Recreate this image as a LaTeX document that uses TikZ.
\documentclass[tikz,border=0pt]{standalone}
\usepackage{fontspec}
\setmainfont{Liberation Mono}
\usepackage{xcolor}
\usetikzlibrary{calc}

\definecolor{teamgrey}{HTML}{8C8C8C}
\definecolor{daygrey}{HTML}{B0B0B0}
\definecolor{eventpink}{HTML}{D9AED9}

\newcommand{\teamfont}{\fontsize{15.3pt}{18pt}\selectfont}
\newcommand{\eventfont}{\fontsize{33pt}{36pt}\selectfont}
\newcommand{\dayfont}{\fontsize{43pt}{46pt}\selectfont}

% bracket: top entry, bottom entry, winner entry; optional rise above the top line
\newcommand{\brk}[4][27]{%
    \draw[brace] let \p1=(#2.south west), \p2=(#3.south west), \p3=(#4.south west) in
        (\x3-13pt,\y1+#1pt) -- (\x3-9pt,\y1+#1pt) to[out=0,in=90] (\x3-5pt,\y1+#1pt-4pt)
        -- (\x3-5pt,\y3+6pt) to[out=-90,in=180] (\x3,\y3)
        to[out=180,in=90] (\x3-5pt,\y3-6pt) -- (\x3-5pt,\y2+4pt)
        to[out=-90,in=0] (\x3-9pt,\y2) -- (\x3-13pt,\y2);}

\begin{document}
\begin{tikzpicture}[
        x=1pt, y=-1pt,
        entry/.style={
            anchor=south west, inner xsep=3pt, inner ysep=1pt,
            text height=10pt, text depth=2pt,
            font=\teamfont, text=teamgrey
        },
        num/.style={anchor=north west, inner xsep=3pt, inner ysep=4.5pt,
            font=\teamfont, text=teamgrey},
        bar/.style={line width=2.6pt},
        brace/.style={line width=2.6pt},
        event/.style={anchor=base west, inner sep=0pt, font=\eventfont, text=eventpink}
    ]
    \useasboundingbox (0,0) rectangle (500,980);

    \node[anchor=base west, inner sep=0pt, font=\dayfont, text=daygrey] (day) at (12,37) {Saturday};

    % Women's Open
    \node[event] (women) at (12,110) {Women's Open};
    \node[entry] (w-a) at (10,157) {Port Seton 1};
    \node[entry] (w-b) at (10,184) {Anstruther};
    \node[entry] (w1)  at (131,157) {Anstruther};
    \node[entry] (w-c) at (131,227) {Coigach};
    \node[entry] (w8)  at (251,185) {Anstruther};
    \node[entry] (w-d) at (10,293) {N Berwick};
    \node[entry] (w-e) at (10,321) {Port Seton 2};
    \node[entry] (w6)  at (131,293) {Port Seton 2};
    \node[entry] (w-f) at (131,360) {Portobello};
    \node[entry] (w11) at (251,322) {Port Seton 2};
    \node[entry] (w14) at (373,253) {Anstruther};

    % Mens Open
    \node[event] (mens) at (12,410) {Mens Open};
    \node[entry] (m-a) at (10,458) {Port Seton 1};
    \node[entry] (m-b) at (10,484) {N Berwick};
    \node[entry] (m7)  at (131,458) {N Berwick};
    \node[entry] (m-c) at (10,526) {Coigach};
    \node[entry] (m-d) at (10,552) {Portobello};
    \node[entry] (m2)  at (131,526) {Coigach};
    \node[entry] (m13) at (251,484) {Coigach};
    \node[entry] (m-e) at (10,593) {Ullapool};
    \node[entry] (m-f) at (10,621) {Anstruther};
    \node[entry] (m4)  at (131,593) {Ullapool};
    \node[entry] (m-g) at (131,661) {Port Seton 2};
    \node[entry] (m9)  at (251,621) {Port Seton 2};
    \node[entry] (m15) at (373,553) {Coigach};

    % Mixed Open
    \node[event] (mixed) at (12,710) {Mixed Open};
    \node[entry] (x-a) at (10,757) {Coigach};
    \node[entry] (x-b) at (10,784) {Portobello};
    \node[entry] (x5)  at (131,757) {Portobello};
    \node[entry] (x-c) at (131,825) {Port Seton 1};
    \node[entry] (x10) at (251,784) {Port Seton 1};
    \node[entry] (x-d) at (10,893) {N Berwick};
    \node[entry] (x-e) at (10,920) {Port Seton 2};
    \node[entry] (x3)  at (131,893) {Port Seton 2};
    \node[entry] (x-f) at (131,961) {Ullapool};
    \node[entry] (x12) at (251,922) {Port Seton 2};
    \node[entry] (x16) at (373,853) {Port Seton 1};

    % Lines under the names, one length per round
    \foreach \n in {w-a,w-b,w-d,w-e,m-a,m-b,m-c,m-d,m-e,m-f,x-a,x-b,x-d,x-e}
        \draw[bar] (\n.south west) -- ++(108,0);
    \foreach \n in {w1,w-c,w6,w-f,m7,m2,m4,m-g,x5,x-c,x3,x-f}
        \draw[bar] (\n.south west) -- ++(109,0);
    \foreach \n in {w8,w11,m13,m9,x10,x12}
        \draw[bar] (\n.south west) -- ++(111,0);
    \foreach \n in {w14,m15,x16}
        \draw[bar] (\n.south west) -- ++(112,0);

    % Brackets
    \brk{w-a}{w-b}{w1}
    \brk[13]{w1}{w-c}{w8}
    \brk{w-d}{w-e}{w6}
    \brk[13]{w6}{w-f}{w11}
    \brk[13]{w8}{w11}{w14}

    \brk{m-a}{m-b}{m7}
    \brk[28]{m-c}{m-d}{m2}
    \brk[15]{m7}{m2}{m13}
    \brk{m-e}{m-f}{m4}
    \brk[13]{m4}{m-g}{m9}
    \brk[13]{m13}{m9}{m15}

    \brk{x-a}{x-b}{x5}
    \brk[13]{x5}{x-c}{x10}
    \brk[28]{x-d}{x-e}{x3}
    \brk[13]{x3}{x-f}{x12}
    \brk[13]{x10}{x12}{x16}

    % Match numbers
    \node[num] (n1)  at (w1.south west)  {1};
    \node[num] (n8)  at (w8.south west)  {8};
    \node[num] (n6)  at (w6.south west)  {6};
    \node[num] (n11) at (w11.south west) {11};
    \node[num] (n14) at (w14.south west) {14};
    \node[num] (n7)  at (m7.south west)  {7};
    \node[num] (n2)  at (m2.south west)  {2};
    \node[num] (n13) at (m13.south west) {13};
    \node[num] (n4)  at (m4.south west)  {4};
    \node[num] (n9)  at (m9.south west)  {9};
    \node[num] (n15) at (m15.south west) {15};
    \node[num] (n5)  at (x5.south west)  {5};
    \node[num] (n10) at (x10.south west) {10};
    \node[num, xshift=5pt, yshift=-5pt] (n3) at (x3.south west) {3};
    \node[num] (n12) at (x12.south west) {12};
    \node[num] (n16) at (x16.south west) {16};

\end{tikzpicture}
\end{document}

====

- [Exercise instructions] Return, please, the lines of the data from the first through the line containing "sep=0pt, font=\dayfont, text=daygrey]", both kept, exactly as they stand and nothing more.

- [Answer in full]
Recreate this image as a LaTeX document that uses TikZ.
\documentclass[tikz,border=0pt]{standalone}
\usepackage{fontspec}
\setmainfont{Liberation Mono}
\usepackage{xcolor}
\usetikzlibrary{calc}

\definecolor{teamgrey}{HTML}{8C8C8C}
\definecolor{daygrey}{HTML}{B0B0B0}
\definecolor{eventpink}{HTML}{D9AED9}

\newcommand{\teamfont}{\fontsize{15.3pt}{18pt}\selectfont}
\newcommand{\eventfont}{\fontsize{33pt}{36pt}\selectfont}
\newcommand{\dayfont}{\fontsize{43pt}{46pt}\selectfont}

% bracket: top entry, bottom entry, winner entry; optional rise above the top line
\newcommand{\brk}[4][27]{%
    \draw[brace] let \p1=(#2.south west), \p2=(#3.south west), \p3=(#4.south west) in
        (\x3-13pt,\y1+#1pt) -- (\x3-9pt,\y1+#1pt) to[out=0,in=90] (\x3-5pt,\y1+#1pt-4pt)
        -- (\x3-5pt,\y3+6pt) to[out=-90,in=180] (\x3,\y3)
        to[out=180,in=90] (\x3-5pt,\y3-6pt) -- (\x3-5pt,\y2+4pt)
        to[out=-90,in=0] (\x3-9pt,\y2) -- (\x3-13pt,\y2);}

\begin{document}
\begin{tikzpicture}[
        x=1pt, y=-1pt,
        entry/.style={
            anchor=south west, inner xsep=3pt, inner ysep=1pt,
            text height=10pt, text depth=2pt,
            font=\teamfont, text=teamgrey
        },
        num/.style={anchor=north west, inner xsep=3pt, inner ysep=4.5pt,
            font=\teamfont, text=teamgrey},
        bar/.style={line width=2.6pt},
        brace/.style={line width=2.6pt},
        event/.style={anchor=base west, inner sep=0pt, font=\eventfont, text=eventpink}
    ]
    \useasboundingbox (0,0) rectangle (500,980);

    \node[anchor=base west, inner sep=0pt, font=\dayfont, text=daygrey] (day) at (12,37) {Saturday};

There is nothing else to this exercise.